Des récits légendaires entoure les débuts de l'empire ottoman, récits qui ne sont pas sans rappeler les cultes chamaniques d'Asie d'où sont originaires les populations turques et où le cerf joue un rôle important.
Les babas et les abdals sont des personnages saints de l'Islam. Deux babas, Geyikli Baba [père des cerfs, 1275-1350], Doğlu Baba [père potier], ainsi que deux abdals, Abdal Murat et Abdal Musa, auraient accompagné le sultan ottoman Orkhan [ ou Orhan Gazi, 1281-1362] dans son expédition contre Bursa, en 1326, et on leur attribua le succès de l'expédition. Le conquérant manifesta sa reconnaissance par la construction, à Bursa, de tombeaux où auraient été déposés leurs restes.
Abdal Murat vivait parmi les cerfs et les biches tandis que Abdal Musa ne se nourrissait que de lait caillé. Selon la tradition, Geyikli baba aurait combattu à la tête de l'armée assiégeante, monté sur un cerf et armé d'un sabre de près de cinquante kilos ; Abdal Murat aurait fait des miracles avec un sabre de bois long de plus de trois mètres, et Abdal Musa aurait ramassé des charbons ardents avec du coton, allusion aux deux qualités dominantes du derviche, la force et la douceur.

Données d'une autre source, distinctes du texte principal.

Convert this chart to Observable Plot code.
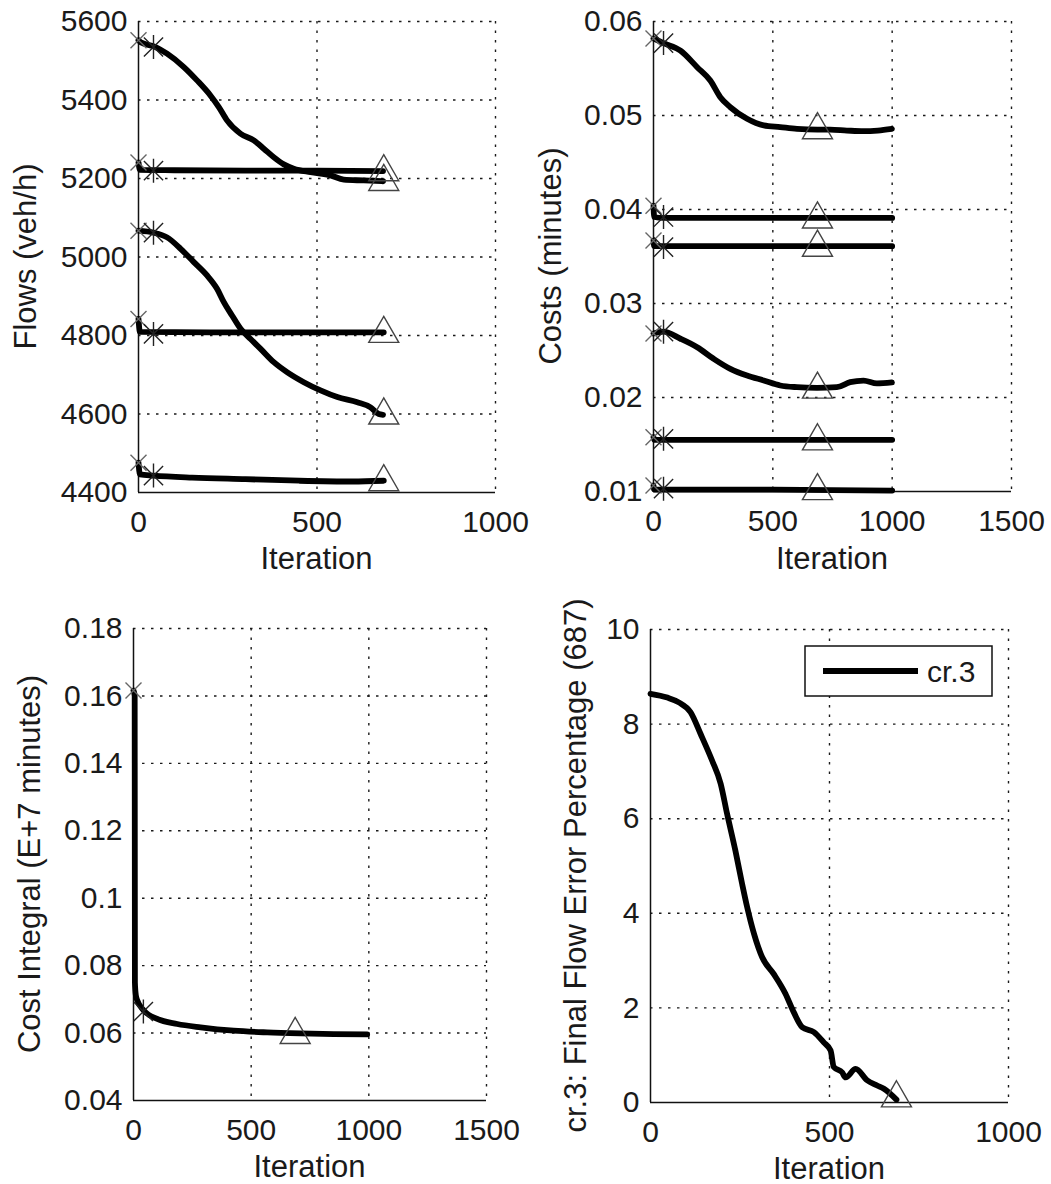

Le père des cerfs, d'origine persane, vivait en ermite, au milieu des cerfs et les daims, dans les forêts de l'Olympe de Bithynie [Uludağ], d'où il ne descendait que sur l'invitation d'Orkhan. Suivant la tradition, il se rendit un jour au palais du sultan monté sur un cerf et portant sur l'épaule une branche de platane, qu'il planta dans la cour, comme symbole de la prospérité de l'empire, qui, disait-il, prendrait racine comme cet arbre, étendrait au loin ses rameaux et s'élèverait jusqu'au ciel. Le palais d'Orkhan, à Bursa, ainsi que le platane qui fut longtemps considéré comme sacré et protégé de Dieu, ont été détruits par des incendies.
Abdal Murat fut engagé par Orkhan et se mit à la tête d'un corps de ses troupes ; il fit des prodiges avec son sabre de bois, dont la longueur faisait écho au poids de celui du père des cerfs. Avec cette arme, il combattit les infidèles, mais aussi d'énormes serpents qui infestaient le pays.
Statue à Geyikkoşan, Mer noire
Geyikli baba est en quelque sorte le Saint-Georges et le Roland furieux des Ottomans. Lorsque, pour rendre un hommage public à la croyance populaire, Soliman le Magnifique visita le tombeau de ce religieux, il fit couper un tiers du sabre et déposer ce qu'il en avait coupé dans la trésor du palais de Topkapi, à côté des armes du Prophète, et de celles de ses successeurs. Quelques voyageurs européens, nous dit l'historien Hammer-Purgstall, ont cru reconnaître dans le sabre du derviche l'épée de Roland, et ont imaginé que cette épée, la terreur des Musulmans, était vénérée par eux.